All lines featuring the string "size" are to be listed.

● DATASET EXTRACT

——

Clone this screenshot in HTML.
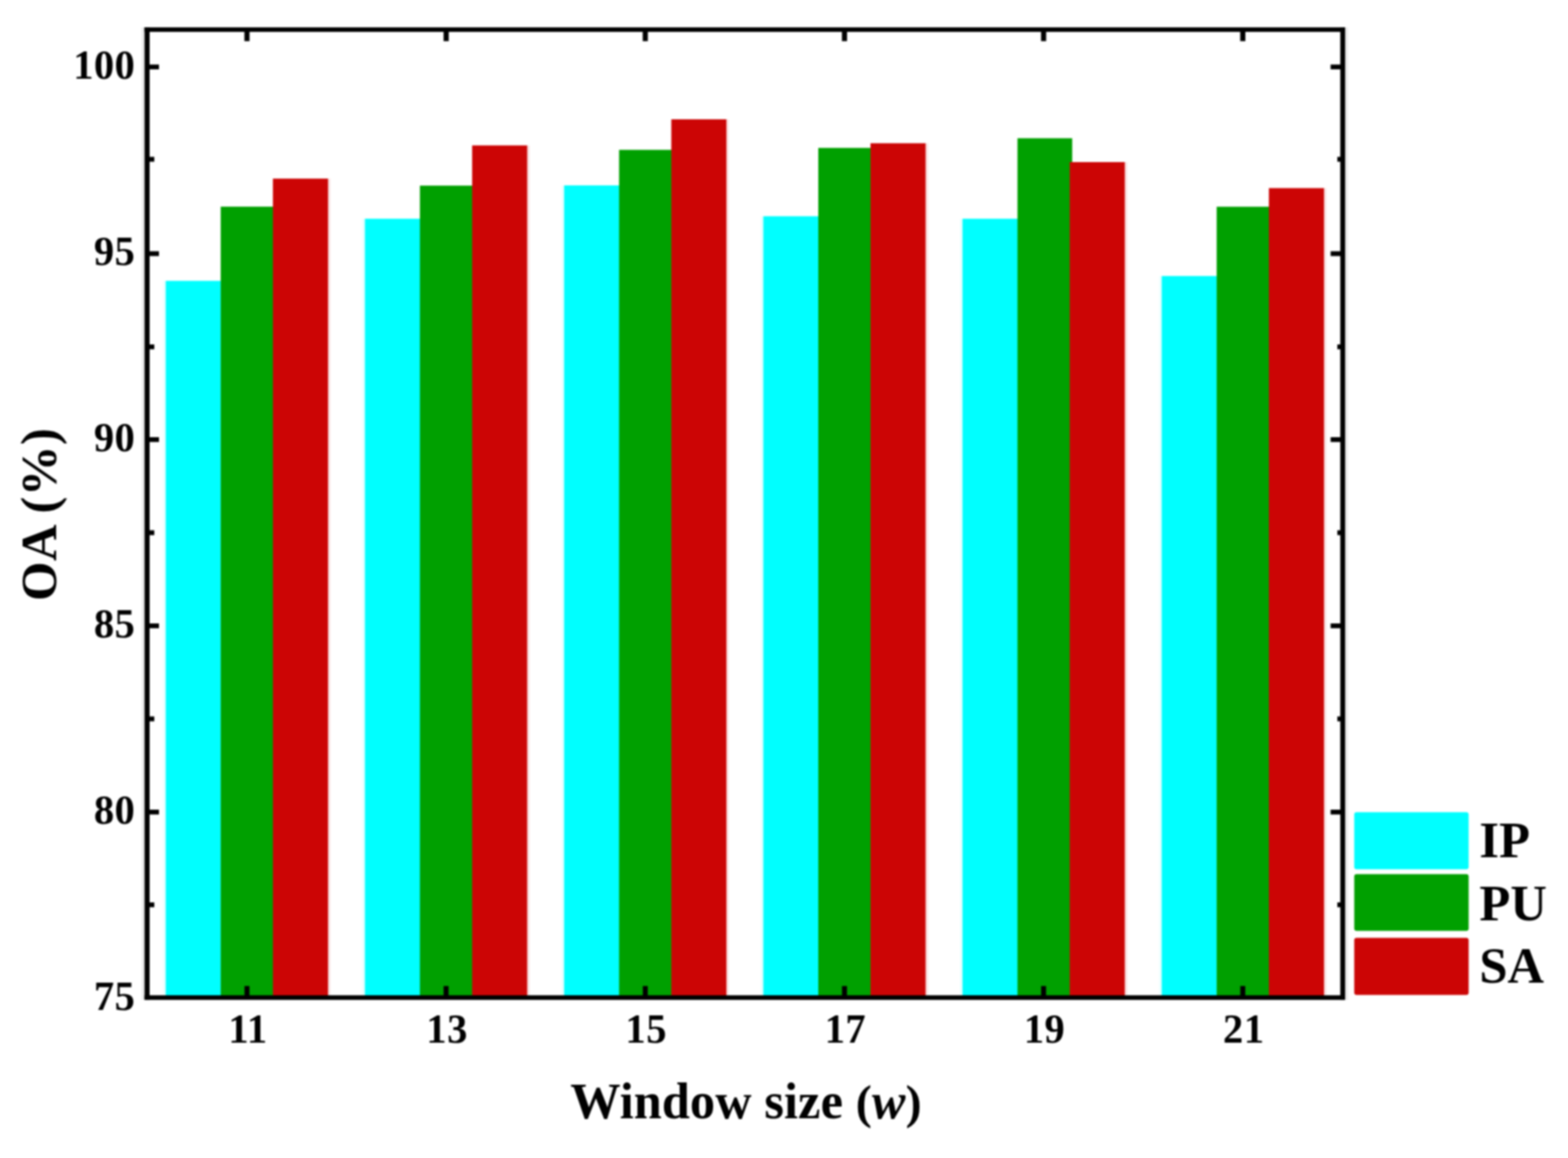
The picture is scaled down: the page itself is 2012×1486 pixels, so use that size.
<!DOCTYPE html>
<html lang="en"><head><meta charset="utf-8"><title>OA vs window size</title>
<style>
html,body{margin:0;padding:0;background:#fff;}
body{width:2012px;height:1486px;overflow:hidden;}
svg{display:block;filter:blur(0.8px);}
text{font-family:"Liberation Serif","DejaVu Serif",serif;font-weight:bold;fill:#000;}
.tk{font-size:52px;letter-spacing:0.6px;}
.ttl{font-size:64.6px;letter-spacing:0.12px;}
.yttl{font-size:65px;letter-spacing:0.7px;}
.lg{font-size:65px;}
.it{font-style:italic;}
.pr{font-size:62px;}
</style></head><body>
<svg width="2012" height="1486" viewBox="0 0 2012 1486">
<rect x="0" y="0" width="2012" height="1486" fill="#fff"/>
<g id="bars">
<rect x="212.7" y="360.4" width="71.0" height="917.8" fill="#00ffff"/>
<rect x="283.2" y="265.2" width="70.2" height="1013.0" fill="#00a000"/>
<rect x="350.2" y="229.2" width="70.7" height="1049.0" fill="#cc0505"/>
<rect x="468.3" y="280.7" width="71.0" height="997.5" fill="#00ffff"/>
<rect x="538.8" y="238.2" width="70.2" height="1040.0" fill="#00a000"/>
<rect x="605.8" y="186.6" width="70.7" height="1091.6" fill="#cc0505"/>
<rect x="723.9" y="237.9" width="71.0" height="1040.3" fill="#00ffff"/>
<rect x="794.4" y="192.3" width="70.2" height="1085.9" fill="#00a000"/>
<rect x="861.4" y="153.1" width="70.7" height="1125.1" fill="#cc0505"/>
<rect x="979.5" y="277.5" width="71.0" height="1000.7" fill="#00ffff"/>
<rect x="1050.0" y="189.8" width="70.2" height="1088.4" fill="#00a000"/>
<rect x="1117.0" y="183.8" width="70.7" height="1094.4" fill="#cc0505"/>
<rect x="1235.1" y="280.7" width="71.0" height="997.5" fill="#00ffff"/>
<rect x="1305.6" y="177.4" width="70.2" height="1100.8" fill="#00a000"/>
<rect x="1372.6" y="208.0" width="70.7" height="1070.2" fill="#cc0505"/>
<rect x="1490.7" y="354.2" width="71.0" height="924.0" fill="#00ffff"/>
<rect x="1561.2" y="265.3" width="70.2" height="1012.9" fill="#00a000"/>
<rect x="1628.2" y="241.4" width="70.7" height="1036.8" fill="#cc0505"/>
</g>
<g id="halo">
<rect x="181.8" y="35.1" width="4" height="1248.0" fill="#000" fill-opacity="0.08"/>
<rect x="1725.5" y="35.1" width="4" height="1248.0" fill="#000" fill-opacity="0.09"/>
<rect x="420.9" y="229.2" width="3" height="1048.0" fill="#cc0505" fill-opacity="0.12"/>
<rect x="209.7" y="360.4" width="3" height="916.8" fill="#00ffff" fill-opacity="0.1"/>
<rect x="676.5" y="186.6" width="3" height="1090.6" fill="#cc0505" fill-opacity="0.12"/>
<rect x="465.3" y="280.7" width="3" height="996.5" fill="#00ffff" fill-opacity="0.1"/>
<rect x="932.1" y="153.1" width="3" height="1124.1" fill="#cc0505" fill-opacity="0.12"/>
<rect x="720.9" y="237.9" width="3" height="1039.3" fill="#00ffff" fill-opacity="0.1"/>
<rect x="1187.7" y="183.8" width="3" height="1093.4" fill="#cc0505" fill-opacity="0.12"/>
<rect x="976.5" y="277.5" width="3" height="999.7" fill="#00ffff" fill-opacity="0.1"/>
<rect x="1443.3" y="208.0" width="3" height="1069.2" fill="#cc0505" fill-opacity="0.12"/>
<rect x="1232.1" y="280.7" width="3" height="996.5" fill="#00ffff" fill-opacity="0.1"/>
<rect x="1698.9" y="241.4" width="3" height="1035.8" fill="#cc0505" fill-opacity="0.12"/>
<rect x="1487.7" y="354.2" width="3" height="923.0" fill="#00ffff" fill-opacity="0.1"/>
</g>
<g id="axes" fill="#000">
<rect x="185.5" y="35.1" width="6.5" height="1248.0"/>
<rect x="1719.8" y="35.1" width="6.2" height="1248.0"/>
<rect x="185.5" y="35.1" width="1540.5" height="5.8"/>
<rect x="185.5" y="1277.2" width="1540.5" height="5.9"/>
<rect x="191.0" y="1039.0" width="13.0" height="6.2"/>
<rect x="1707.4" y="1039.0" width="13.4" height="6.2"/>
<rect x="191.0" y="800.0" width="13.0" height="6.2"/>
<rect x="1707.4" y="800.0" width="13.4" height="6.2"/>
<rect x="191.0" y="561.0" width="13.0" height="6.2"/>
<rect x="1707.4" y="561.0" width="13.4" height="6.2"/>
<rect x="191.0" y="322.4" width="13.0" height="6.2"/>
<rect x="1707.4" y="322.4" width="13.4" height="6.2"/>
<rect x="191.0" y="82.8" width="13.0" height="6.2"/>
<rect x="1707.4" y="82.8" width="13.4" height="6.2"/>
<rect x="191.0" y="1158.0" width="7.0" height="6.2"/>
<rect x="1716.0" y="1158.0" width="4.8" height="6.2"/>
<rect x="191.0" y="919.4" width="7.0" height="6.2"/>
<rect x="1716.0" y="919.4" width="4.8" height="6.2"/>
<rect x="191.0" y="680.5" width="7.0" height="6.2"/>
<rect x="1716.0" y="680.5" width="4.8" height="6.2"/>
<rect x="191.0" y="442.0" width="7.0" height="6.2"/>
<rect x="1716.0" y="442.0" width="4.8" height="6.2"/>
<rect x="191.0" y="201.3" width="7.0" height="6.2"/>
<rect x="1716.0" y="201.3" width="4.8" height="6.2"/>
<rect x="313.6" y="39.9" width="6.6" height="12.9"/>
<rect x="313.7" y="1265.3" width="6.4" height="12.9"/>
<rect x="569.2" y="39.9" width="6.6" height="12.9"/>
<rect x="569.2" y="1265.3" width="6.4" height="12.9"/>
<rect x="824.7" y="39.9" width="6.6" height="12.9"/>
<rect x="824.8" y="1265.3" width="6.4" height="12.9"/>
<rect x="1080.3" y="39.9" width="6.6" height="12.9"/>
<rect x="1080.4" y="1265.3" width="6.4" height="12.9"/>
<rect x="1335.8" y="39.9" width="6.6" height="12.9"/>
<rect x="1335.9" y="1265.3" width="6.4" height="12.9"/>
<rect x="1591.4" y="39.9" width="6.6" height="12.9"/>
<rect x="1591.5" y="1265.3" width="6.4" height="12.9"/>
</g>
<g id="labels">
<text class="tk" x="173.7" y="1295.5" text-anchor="end">75</text>
<text class="tk" x="173.7" y="1056.7" text-anchor="end">80</text>
<text class="tk" x="173.7" y="817.7" text-anchor="end">85</text>
<text class="tk" x="173.7" y="578.7" text-anchor="end">90</text>
<text class="tk" x="173.7" y="340.1" text-anchor="end">95</text>
<text class="tk" x="173.7" y="100.5" text-anchor="end">100</text>
<text class="tk" x="318.1" y="1338.0" text-anchor="middle">11</text>
<text class="tk" x="573.7" y="1338.0" text-anchor="middle">13</text>
<text class="tk" x="829.2" y="1338.0" text-anchor="middle">15</text>
<text class="tk" x="1084.8" y="1338.0" text-anchor="middle">17</text>
<text class="tk" x="1340.3" y="1338.0" text-anchor="middle">19</text>
<text class="tk" x="1595.9" y="1338.0" text-anchor="middle">21</text>
<text class="ttl" x="957.2" y="1435.1" text-anchor="middle">Window size <tspan class="pr">(</tspan><tspan class="it">w</tspan><tspan class="pr">)</tspan></text>
<text class="yttl" transform="translate(72,660) rotate(-90)" text-anchor="middle">OA (%)</text>
</g>
<g id="legend">
<rect x="1737.7" y="1042.3" width="146.8" height="73.1" rx="3" fill="#00ffff"/>
<text class="lg" x="1898.2" y="1100.0">IP</text>
<rect x="1737.7" y="1121.8" width="146.8" height="72.6" rx="3" fill="#00a000"/>
<text class="lg" x="1898.2" y="1180.5">PU</text>
<rect x="1737.7" y="1203.5" width="146.8" height="73.3" rx="3" fill="#cc0505"/>
<text class="lg" x="1898.2" y="1260.7">SA</text>
</g>
</svg>
</body></html>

——

● RESULT
The picture is scaled down: the page itself is 2012×1486 pixels, so use that size.
<html lang="en"><head><meta charset="utf-8"><title>OA vs window size</title>
.tk{font-size:52px;letter-spacing:0.6px;}
.ttl{font-size:64.6px;letter-spacing:0.12px;}
.yttl{font-size:65px;letter-spacing:0.7px;}
.lg{font-size:65px;}
.pr{font-size:62px;}
<text class="ttl" x="957.2" y="1435.1" text-anchor="middle">Window size <tspan class="pr">(</tspan><tspan class="it">w</tspan><tspan class="pr">)</tspan></text>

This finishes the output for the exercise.